Discussion in 'MacBook Pro' started by VERTTU, Nov 25, 2015.

  1. VERTTU, Nov 25, 2015
    Last edited: Nov 25, 2015

    VERTTU macrumors newbie

    Joined:
    Nov 25, 2015
    #1
    hello everyone,

    well my MBP late 2011 13-inch getting slower lately every time that i start downloading things online.
    so i decided this is the time to upgrade my RAMs from 4gb to 16gb. and also wanted to upgrade my HDD to SSD. so i've already bought 16gb rams but the problem is the SSD. there are many suggestion and reviews about best quality and the most compatible for MacBook Pro late 2011 and now i'm totally confused so please can anyone help me out.

    which SSD brand should i go with, i'm looking for 500gb or 512gb SSD.

    if am going with Crucial which one should i go with

    Crucial BX 100 ,BX 200 , MX100 or MX 200
    [​IMG]
    if there is a better SSD please share your view.
     
  2. keysofanxiety macrumors 604

    keysofanxiety

    Joined:
    Nov 23, 2011
    #2
    Samsung or Crucial, either are good. 850 EVOs are very cheap at the moment, I'd throw my money that way. A few bits to consider for your hardware upgrades:

    1) RAM. Make sure it's 2x8GB DDR3 1333MHz SODIMM if you want 16GB. Don't go higher or lower than 1333MHz.
    2) SSD. Don't enable TRIM. Risks doing more harm than good. Modern SSDs have their own garbage collection anyway. Does absolutely no harm leaving it disabled, and yet there are many proven cases where it has harmed if it's been enabled with TRIM Enabler or whatever. Just leave it disabled.
    3) Run a PRAM reset once you've installed the hardware.

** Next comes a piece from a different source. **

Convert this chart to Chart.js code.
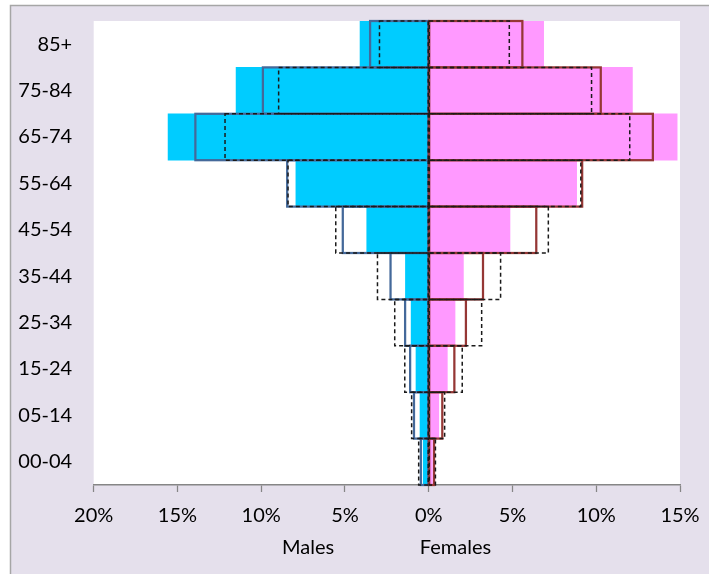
<!DOCTYPE html>
<html>
<head>
<meta charset="utf-8">
<script src="https://cdn.jsdelivr.net/npm/chart.js@4"></script>
<style>
  html, body { margin: 0; padding: 0; background: #ffffff; }
  #wrap { width: 709px; height: 574px; }
</style>
</head>
<body>
<div id="wrap"><canvas id="c" width="709" height="574"></canvas></div>
<script>
// ---- data (percent of population), ordered from youngest to oldest ----
const ageGroups = ['00-04', '05-14', '15-24', '25-34', '35-44', '45-54', '55-64', '65-74', '75-84', '85+'];

const malesFill     = [0.33, 0.52, 0.76, 1.05, 1.39, 3.70, 7.93, 15.56, 11.50, 4.10];
const malesSolid    = [0.47, 0.88, 1.11, 1.41, 2.28, 5.13, 8.45, 13.93, 9.90, 3.50];
const malesDashed   = [0.60, 1.02, 1.43, 2.03, 3.06, 5.55, 8.40, 12.16, 8.96, 2.94];

const femalesFill   = [0.22, 0.60, 1.11, 1.57, 2.07, 4.85, 8.83, 14.83, 12.16, 6.86];
const femalesSolid  = [0.32, 0.81, 1.53, 2.22, 3.24, 6.42, 9.16, 13.38, 10.27, 5.59];
const femalesDashed = [0.40, 0.95, 2.00, 3.16, 4.29, 7.14, 9.08, 12.00, 9.72, 4.81];

const xTickValues = [-20, -15, -10, -5, 0, 5, 10, 15];
const sideLabels = [{ text: 'Males', value: -7.2 }, { text: 'Females', value: 1.6 }];

const neg = arr => arr.map(v => -v);

const FONT = 'Lato';

const backgroundPlugin = {
  id: 'bg',
  beforeDraw(chart) {
    const ctx = chart.ctx;
    const W = chart.width, H = chart.height;
    ctx.save();
    ctx.fillStyle = '#ffffff';
    ctx.fillRect(0, 0, W, H);
    ctx.fillStyle = '#E5E0EC';
    ctx.fillRect(10.5, 5.5, W - 10.5, H - 5.5);
    ctx.strokeStyle = '#A6A6A6';
    ctx.lineWidth = 1.5;
    ctx.beginPath();
    ctx.moveTo(10.5, H);
    ctx.lineTo(10.5, 5.5);
    ctx.lineTo(W, 5.5);
    ctx.stroke();
    const a = chart.chartArea;
    ctx.fillStyle = '#ffffff';
    ctx.fillRect(a.left, a.top, a.right - a.left, a.bottom - a.top);
    ctx.restore();
  }
};

const outlinePlugin = {
  id: 'outlines',
  afterDatasetsDraw(chart) {
    const ctx = chart.ctx;
    const a = chart.chartArea;
    const xs = chart.scales.x;
    const x0 = xs.getPixelForValue(0);
    ctx.save();
    // vertical axis at zero
    ctx.strokeStyle = '#868686';
    ctx.lineWidth = 1.5;
    ctx.setLineDash([]);
    ctx.beginPath();
    ctx.moveTo(x0, a.top);
    ctx.lineTo(x0, a.bottom);
    ctx.stroke();
    // outlined series
    chart.data.datasets.forEach((ds, i) => {
      if (!ds.outline) return;
      const meta = chart.getDatasetMeta(i);
      ctx.strokeStyle = ds.outline.color;
      ctx.lineWidth = ds.outline.width;
      ctx.setLineDash(ds.outline.dash);
      meta.data.forEach(el => {
        const p = el.getProps(['x', 'y', 'base', 'height'], true);
        const left = Math.min(p.x, p.base);
        const w = Math.abs(p.x - p.base);
        ctx.strokeRect(left, p.y - p.height / 2, w, p.height);
      });
    });
    ctx.restore();
  },
  afterDraw(chart) {
    const ctx = chart.ctx;
    const xs = chart.scales.x;
    ctx.save();
    ctx.fillStyle = '#000000';
    ctx.font = '20px ' + FONT;
    ctx.textAlign = 'center';
    ctx.textBaseline = 'middle';
    sideLabels.forEach(s => {
      ctx.fillText(s.text, xs.getPixelForValue(s.value), 548);
    });
    ctx.restore();
  }
};

const common = { barPercentage: 1, categoryPercentage: 1, grouped: false, borderWidth: 0 };

new Chart(document.getElementById('c'), {
  type: 'bar',
  data: {
    labels: ageGroups,
    datasets: [
      Object.assign({ label: 'Males', data: neg(malesFill), backgroundColor: '#00CCFF', order: 3 }, common),
      Object.assign({ label: 'Females', data: femalesFill, backgroundColor: '#FF99FF', order: 3 }, common),
      Object.assign({ label: 'Males (solid)', data: neg(malesSolid), backgroundColor: 'rgba(0,0,0,0)', order: 2,
        outline: { color: '#44699A', width: 2.25, dash: [] } }, common),
      Object.assign({ label: 'Females (solid)', data: femalesSolid, backgroundColor: 'rgba(0,0,0,0)', order: 2,
        outline: { color: '#953735', width: 2.25, dash: [] } }, common),
      Object.assign({ label: 'Males (dashed)', data: neg(malesDashed), backgroundColor: 'rgba(0,0,0,0)', order: 1,
        outline: { color: '#1A1A1A', width: 1.5, dash: [4, 3] } }, common),
      Object.assign({ label: 'Females (dashed)', data: femalesDashed, backgroundColor: 'rgba(0,0,0,0)', order: 1,
        outline: { color: '#1A1A1A', width: 1.5, dash: [4, 3] } }, common)
    ]
  },
  options: {
    indexAxis: 'y',
    responsive: false,
    animation: false,
    events: [],
    layout: { padding: { top: 21, right: 29, left: 0, bottom: 0 } },
    plugins: { legend: { display: false }, tooltip: { enabled: false }, title: { display: false } },
    scales: {
      x: {
        type: 'linear',
        min: -20,
        max: 15,
        afterBuildTicks(scale) { scale.ticks = xTickValues.map(v => ({ value: v })); },
        afterFit(scale) {
          scale.height = 89;
          scale.paddingLeft = 0; scale.paddingRight = 0;
          scale.paddingTop = 0; scale.paddingBottom = 0;
        },
        ticks: {
          callback: v => Math.abs(v) + '%',
          font: { family: FONT, size: 20 },
          color: '#000000',
          padding: 12,
          maxRotation: 0,
          autoSkip: false
        },
        grid: {
          drawOnChartArea: false,
          drawTicks: true,
          tickLength: 7,
          tickColor: '#868686',
          tickWidth: 1.25,
          color: '#868686'
        },
        border: { display: true, color: '#868686', width: 1.5 }
      },
      y: {
        type: 'category',
        reverse: true,
        afterFit(scale) {
          scale.width = 93.7;
          scale.paddingLeft = 0; scale.paddingRight = 0;
          scale.paddingTop = 0; scale.paddingBottom = 0;
        },
        ticks: {
          font: { family: FONT, size: 20 },
          color: '#000000',
          padding: 21.5,
          autoSkip: false
        },
        grid: { display: false, drawTicks: false },
        border: { display: false }
      }
    }
  },
  plugins: [backgroundPlugin, outlinePlugin]
});
</script>
</body>
</html>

    Either way, any SSD brand is OK. In my experience, Samsung and Crucial are equally as good, as reliable, and as cheap. No issues with either brand.

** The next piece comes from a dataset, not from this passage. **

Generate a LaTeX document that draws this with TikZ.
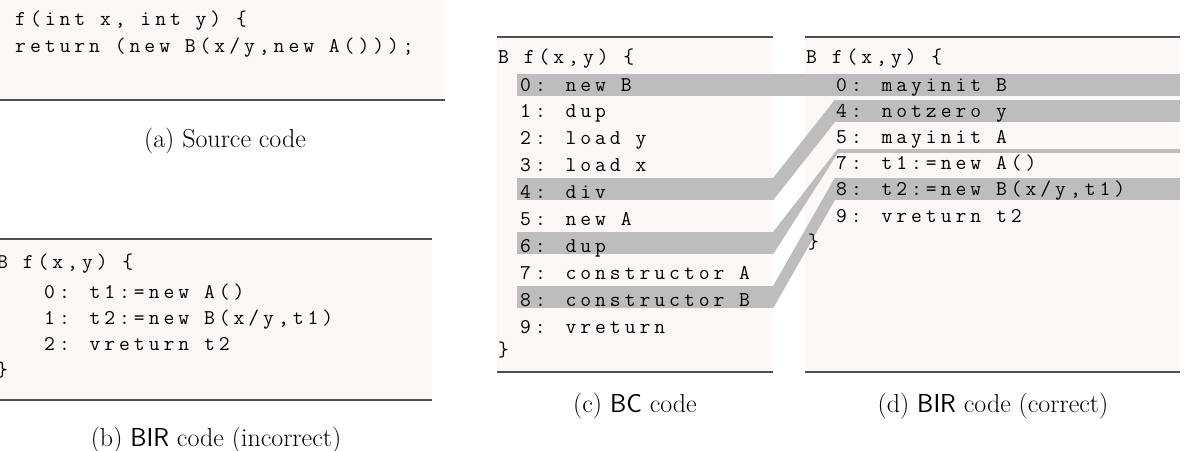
\documentclass[tikz,border=0pt]{standalone}
\usepackage{fontspec}
\usetikzlibrary{positioning}
\newfontfamily\codeff{Latin Modern Mono}[LetterSpace=19]
\definecolor{paper}{HTML}{FDF7F6}
\definecolor{band}{HTML}{BDBDBD}
\definecolor{rule}{HTML}{505050}
\newcommand{\codefont}{\fontsize{21}{24}\codeff}
\newcommand{\capfont}{\fontsize{26}{30}\rmfamily}
\tikzset{
  code/.style={anchor=base west, inner sep=0, font=\codefont},
  caption/.style={anchor=base, inner sep=0, font=\capfont},
  panel/.style={fill=paper, draw=none},
  hrule/.style={draw=rule, line width=1.6pt},
  bar/.style={fill=band, draw=none, inner sep=0, minimum height=22pt},
  cbar/.style={bar, minimum width=256pt},
  dbar/.style={bar, minimum width=345pt},
  link/.style={fill=band, draw=none}
}
\begin{document}
\begin{tikzpicture}[x=1pt, y=-1pt]
  \useasboundingbox (0,0) rectangle (1204,450);

  % (a) source
  \fill[panel] (0,0) rectangle (445,100);
  \draw[hrule] (0,100) -- (445,100);
  \node[code] (a1) at (15,25) {f(int x, int y) \{};
  \node[code] (a2) at (15,52) {return (new B(x/y,new A()));};
  \node[caption] (capA) at (225,147) {(a) Source code};

  % (b) incorrect BIR
  \fill[panel] (0,239) rectangle (432,400);
  \draw[hrule] (0,239) -- (432,239);
  \draw[hrule] (0,400) -- (432,400);
  \node[code] (b0) at (-3,268) {B f(x,y) \{};
  \node[code] (b1) at (44,298) {0: t1:=new A()};
  \node[code] (b2) at (44,324) {1: t2:=new B(x/y,t1)};
  \node[code] (b3) at (44,350) {2: vreturn t2};
  \node[code] (b4) at (-3,376) {\}};
  \node[caption] (capB) at (216,446) {(b) {\sffamily BIR} code (incorrect)};

  % panels (c) and (d) with their bars
  \fill[panel] (497,37) rectangle (773,372);
  \draw[hrule] (497,37) -- (773,37);
  \draw[hrule] (497,372) -- (773,372);
  \fill[panel] (805,37) rectangle (1180,372);
  \draw[hrule] (805,37) -- (1180,37);
  \draw[hrule] (805,372) -- (1180,372);
  \node[cbar] (c0) at (645,85) {};
  \node[cbar] (c4) at (645,189) {};
  \node[cbar] (c6) at (645,243) {};
  \node[cbar] (c8) at (645,297) {};
  \node[dbar] (d0) at (1007.5,85) {};
  \node[dbar] (d4) at (1007.5,111) {};
  \node[bar, minimum width=342pt, minimum height=4pt] (d7) at (1009,151) {};
  \node[dbar] (d8) at (1007.5,189) {};

  % links between (c) and (d)
  \fill[link] (c0.north east) -- (d0.north west) -- (d0.south west) -- (c0.south east) -- cycle;
  \fill[link] (c4.north east) -- (d4.north west) -- (d4.south west) -- (c4.south east) -- cycle;
  \fill[link] (c6.north east) -- (d7.north west) -- (d7.south west) -- (c6.south east) -- cycle;
  \fill[link] (c8.north east) -- (d8.north west) -- (d8.south west) -- (c8.south east) -- cycle;

  % (c) bytecode
  \node[code] (cH) at (498,63) {B f(x,y) \{};
  \foreach \i/\t [count=\k from 0] in {0/new B, 1/dup, 2/load y, 3/load x, 4/div,
      5/new A, 6/dup, 7/constructor A, 8/constructor B, 9/vreturn}
    \node[code] (cl\i) at (520,{91+26.9*\k}) {\i: \t};
  \node[code] (cE) at (498,356) {\}};
  \node[caption] (capC) at (635,412) {(c) {\sffamily BC} code};

  % (d) correct BIR
  \node[code] (dH) at (806,63) {B f(x,y) \{};
  \foreach \i/\t [count=\k from 0] in {0/mayinit B, 4/notzero y, 5/mayinit A,
      7/{t1:=new A()}, 8/{t2:=new B(x/y,t1)}, 9/vreturn t2}
    \node[code] (dl\i) at (836,{91+26.2*\k}) {\i: \t};
  \node[code] (dE) at (808,248) {\}};
  \node[caption] (capD) at (993,412) {(d) {\sffamily BIR} code (correct)};
\end{tikzpicture}
\end{document}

    Unrelated, but if you're looking for an SSD on a Windows computer, don't fit Samsung if it's got an AMD processor as they just don't like each other. Go Crucial.
     
  3. VERTTU thread starter macrumors newbie

    Joined:
    Nov 25, 2015
    #3
    thanks man you have been helpful i appreciate it.

    just to make sure this is what i bought for my mac

    CLICK HERE

    this is a Corsair Apple Certified 16GB (2x8GB) DDR3 1333 MHz (PC3 10666) Laptop Memory (CMSA16GX3M2A1333C9)
     
  4. ssmed macrumors 6502

    ssmed

    Joined:
    Sep 28, 2009
    Location:
    UK
    #4
    Any of the Crucial ones should work well. I have a 1TB Crucial in a mid 2011 15" MBP and it is fine, but do remember to use TRIM enabler or similar or you will get a slow down after a while!
     
  5. VERTTU thread starter macrumors newbie

    Joined:
    Nov 25, 2015
    #5

    thanks man you have been helpful i appreciate it.

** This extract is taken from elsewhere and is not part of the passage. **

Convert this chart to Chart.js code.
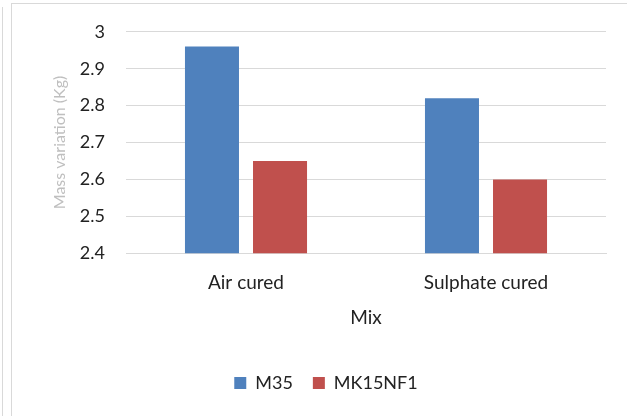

    just to make sure this is what i bought for my mac

    CLICK HERE

    this is a Corsair Apple Certified 16GB (2x8GB) DDR3 1333 MHz (PC3 10666) Laptop Memory (CMSA16GX3M2A1333C9)
     
  6. keysofanxiety macrumors 604

    keysofanxiety

    Joined:
    Nov 23, 2011
    #6
    That's absolutely perfect man. Good job :)
     
  7. VERTTU thread starter macrumors newbie

    Joined:
    Nov 25, 2015
    #7
    yes you just told me do not enable TRIM. alright that should be it. thanks man.
     
  8. ssmed macrumors 6502

    ssmed

    Joined:
    Sep 28, 2009
    Location:
    UK
    #8
    I had a really slow full drive and TRIM helped me with a Crucial drive so I would!
     
  9. T5BRICK macrumors 604

    T5BRICK

    Joined:
    Aug 3, 2006
    Location:
    Oregon
    #9
    Always enable trim. I've never had a problem with it enabled(on versions of OSX that allow it).

    I'm only a sample of 1, but I've been running a Samsung SSD in my desktop PC for 2 years with no issues. What kinds of problems are you referring to?
     
  10. keysofanxiety macrumors 604

    keysofanxiety

    Joined:
    Nov 23, 2011
    #10
    And have you had an issue with it disabled?

    That's the thing, this seems to divide MR members. There's no evidence to suggest it makes a positive difference on 3rd party SSDs — and I mean evidence in terms of before/after benchmarks and stuff, rather than conjecture about what TRIM does (which is useful, granted), and therefore it should be enabled. All modern SSDs have their own garbage sorting anyway, TRIM enabled in the OS or not.

    Conversely, there's been plenty of evidence to show that it has done damage in certain cases. So I say why risk it.
     
  11. Weaselboy Moderator

    Weaselboy

    Staff Member

    Joined:
    Jan 23, 2005
    Location:
    California
    #11
    I have not seen any cases where it did damage or caused data loss. In the early Yosemite days when you had to mess with those NVRAM boot arguments to get it to work, I did see quite a few posts from people who borked their system by not understanding what they were doing (or not doing) with those commands. But I can't think of a single documented case I have seen here where having TRIM on caused data loss.

    Now with the "sudo trimforce enable" command to turn it on, messing up the boot arguments is no longer an issue.

    I too was leery of this in earlier OS versions, but I just have not seen reports of data loss like I was earlier concerned about.

    I don't think TRIM does much in the way of better speeds just by enabling it, but I know for a fact it does maintain those speeds. I have seen literally dozens of threads where people ran without TRIM and their write speeds slowed, then by enabled TRIM and running "fsck -fy" in Terminal from recovery TRIM'd all unused space on the drive and the write speeds were restored.

    This seems to impact some more than others, perhaps related to computer usage patterns and the amount of writes they do.
     
  12. T5BRICK macrumors 604

    T5BRICK

    Joined:
    Aug 3, 2006
    Location:
    Oregon
    #12
    Yeah, loss of write speed over time.